*SHORT TASK*: Transcribe the listing in full, excluding any pictures.

_ _ _

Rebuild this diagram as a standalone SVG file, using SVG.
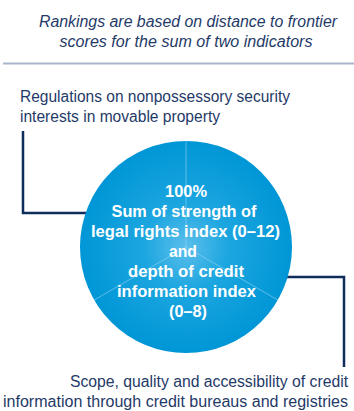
<svg xmlns="http://www.w3.org/2000/svg" width="354" height="411" viewBox="0 0 354 411">
  <style>
    .title { font-family: "Liberation Sans", Arial, sans-serif; font-style: italic; font-size: 16px; fill: #1f3a68; }
    .label { font-family: "Liberation Sans", Arial, sans-serif; font-size: 16px; fill: #1f3a68; }
    .inner { font-family: "Liberation Sans", Arial, sans-serif; font-weight: bold; font-size: 17px; fill: #ffffff; text-anchor: middle; }
    .conn { fill: none; stroke: #0f2d5c; stroke-width: 2.5; stroke-linejoin: miter; }
    .divider { stroke: #8fd3f3; stroke-width: 0.8; opacity: 0.8; }
  </style>
  <defs>
    <radialGradient id="discFill" cx="0.5" cy="0.5" r="0.5">
      <stop offset="0" stop-color="#5cbfeb"/>
      <stop offset="0.4" stop-color="#1ca6e0"/>
      <stop offset="1" stop-color="#0096d6"/>
    </radialGradient>
  </defs>
  <rect width="354" height="411" fill="#ffffff"/>

  <!-- heading -->
  <g id="heading">
    <text class="title" x="188" y="27" text-anchor="middle" textLength="298" lengthAdjust="spacingAndGlyphs">Rankings are based on distance to frontier</text>
    <text class="title" x="186" y="47" text-anchor="middle" textLength="253" lengthAdjust="spacingAndGlyphs">scores for the sum of two indicators</text>
    <line x1="3" y1="63.5" x2="354" y2="63.5" stroke="#a9b5cd" stroke-width="2"/>
  </g>

  <!-- connectors -->
  <g id="connectors">
    <polyline class="conn" points="23,131 23,213 88,213"/>
    <polyline class="conn" points="286,277 344,277 344,367"/>
  </g>

  <!-- indicator disc -->
  <g id="disc">
    <circle cx="186" cy="247" r="106" fill="url(#discFill)"/>
    <line class="divider" x1="186" y1="247" x2="186" y2="141"/>
    <line class="divider" x1="186" y1="247" x2="277.8" y2="300"/>
    <line class="divider" x1="186" y1="247" x2="94.2" y2="300"/>
    <text class="inner" x="186" y="197" textLength="42" lengthAdjust="spacingAndGlyphs">100%</text>
    <text class="inner" x="184" y="217" textLength="145" lengthAdjust="spacingAndGlyphs">Sum of strength of</text>
    <text class="inner" x="185.5" y="237" textLength="189" lengthAdjust="spacingAndGlyphs">legal rights index (0–12)</text>
    <text class="inner" x="183" y="257" textLength="28" lengthAdjust="spacingAndGlyphs">and</text>
    <text class="inner" x="186" y="277" textLength="116" lengthAdjust="spacingAndGlyphs">depth of credit</text>
    <text class="inner" x="186.5" y="297" textLength="139" lengthAdjust="spacingAndGlyphs">information index</text>
    <text class="inner" x="188" y="317" textLength="38" lengthAdjust="spacingAndGlyphs">(0–8)</text>
  </g>

  <!-- legal rights label -->
  <g id="legal-rights">
    <text class="label" x="20" y="102" textLength="270" lengthAdjust="spacingAndGlyphs">Regulations on nonpossessory security</text>
    <text class="label" x="20" y="122" textLength="200" lengthAdjust="spacingAndGlyphs">interests in movable property</text>
  </g>

  <!-- credit information label -->
  <g id="credit-information">
    <text class="label" x="348" y="387" text-anchor="end" textLength="278" lengthAdjust="spacingAndGlyphs">Scope, quality and accessibility of credit</text>
    <text class="label" x="348" y="407" text-anchor="end" textLength="345" lengthAdjust="spacingAndGlyphs">information through credit bureaus and registries</text>
  </g>
</svg>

_ _ _

*WRITTEN SOLUTION*:
Rebuild this diagram as a standalone SVG file, using SVG.
<svg xmlns="http://www.w3.org/2000/svg" width="354" height="411" viewBox="0 0 354 411">
  <style>
    .title { font-family: "Liberation Sans", Arial, sans-serif; font-style: italic; font-size: 16px; fill: #1f3a68; }
    .label { font-family: "Liberation Sans", Arial, sans-serif; font-size: 16px; fill: #1f3a68; }
    .inner { font-family: "Liberation Sans", Arial, sans-serif; font-weight: bold; font-size: 17px; fill: #ffffff; text-anchor: middle; }
    .conn { fill: none; stroke: #0f2d5c; stroke-width: 2.5; stroke-linejoin: miter; }
    .divider { stroke: #8fd3f3; stroke-width: 0.8; opacity: 0.8; }
  </style>
  <defs>
    <radialGradient id="discFill" cx="0.5" cy="0.5" r="0.5">
      <stop offset="0" stop-color="#5cbfeb"/>
      <stop offset="0.4" stop-color="#1ca6e0"/>
      <stop offset="1" stop-color="#0096d6"/>
    </radialGradient>
  </defs>
  <rect width="354" height="411" fill="#ffffff"/>

  <!-- heading -->
  <g id="heading">
    <text class="title" x="188" y="27" text-anchor="middle" textLength="298" lengthAdjust="spacingAndGlyphs">Rankings are based on distance to frontier</text>
    <text class="title" x="186" y="47" text-anchor="middle" textLength="253" lengthAdjust="spacingAndGlyphs">scores for the sum of two indicators</text>
    <line x1="3" y1="63.5" x2="354" y2="63.5" stroke="#a9b5cd" stroke-width="2"/>
  </g>

  <!-- connectors -->
  <g id="connectors">
    <polyline class="conn" points="23,131 23,213 88,213"/>
    <polyline class="conn" points="286,277 344,277 344,367"/>
  </g>

  <!-- indicator disc -->
  <g id="disc">
    <circle cx="186" cy="247" r="106" fill="url(#discFill)"/>
    <line class="divider" x1="186" y1="247" x2="186" y2="141"/>
    <line class="divider" x1="186" y1="247" x2="277.8" y2="300"/>
    <line class="divider" x1="186" y1="247" x2="94.2" y2="300"/>
    <text class="inner" x="186" y="197" textLength="42" lengthAdjust="spacingAndGlyphs">100%</text>
    <text class="inner" x="184" y="217" textLength="145" lengthAdjust="spacingAndGlyphs">Sum of strength of</text>
    <text class="inner" x="185.5" y="237" textLength="189" lengthAdjust="spacingAndGlyphs">legal rights index (0–12)</text>
    <text class="inner" x="183" y="257" textLength="28" lengthAdjust="spacingAndGlyphs">and</text>
    <text class="inner" x="186" y="277" textLength="116" lengthAdjust="spacingAndGlyphs">depth of credit</text>
    <text class="inner" x="186.5" y="297" textLength="139" lengthAdjust="spacingAndGlyphs">information index</text>
    <text class="inner" x="188" y="317" textLength="38" lengthAdjust="spacingAndGlyphs">(0–8)</text>
  </g>

  <!-- legal rights label -->
  <g id="legal-rights">
    <text class="label" x="20" y="102" textLength="270" lengthAdjust="spacingAndGlyphs">Regulations on nonpossessory security</text>
    <text class="label" x="20" y="122" textLength="200" lengthAdjust="spacingAndGlyphs">interests in movable property</text>
  </g>

  <!-- credit information label -->
  <g id="credit-information">
    <text class="label" x="348" y="387" text-anchor="end" textLength="278" lengthAdjust="spacingAndGlyphs">Scope, quality and accessibility of credit</text>
    <text class="label" x="348" y="407" text-anchor="end" textLength="345" lengthAdjust="spacingAndGlyphs">information through credit bureaus and registries</text>
  </g>
</svg>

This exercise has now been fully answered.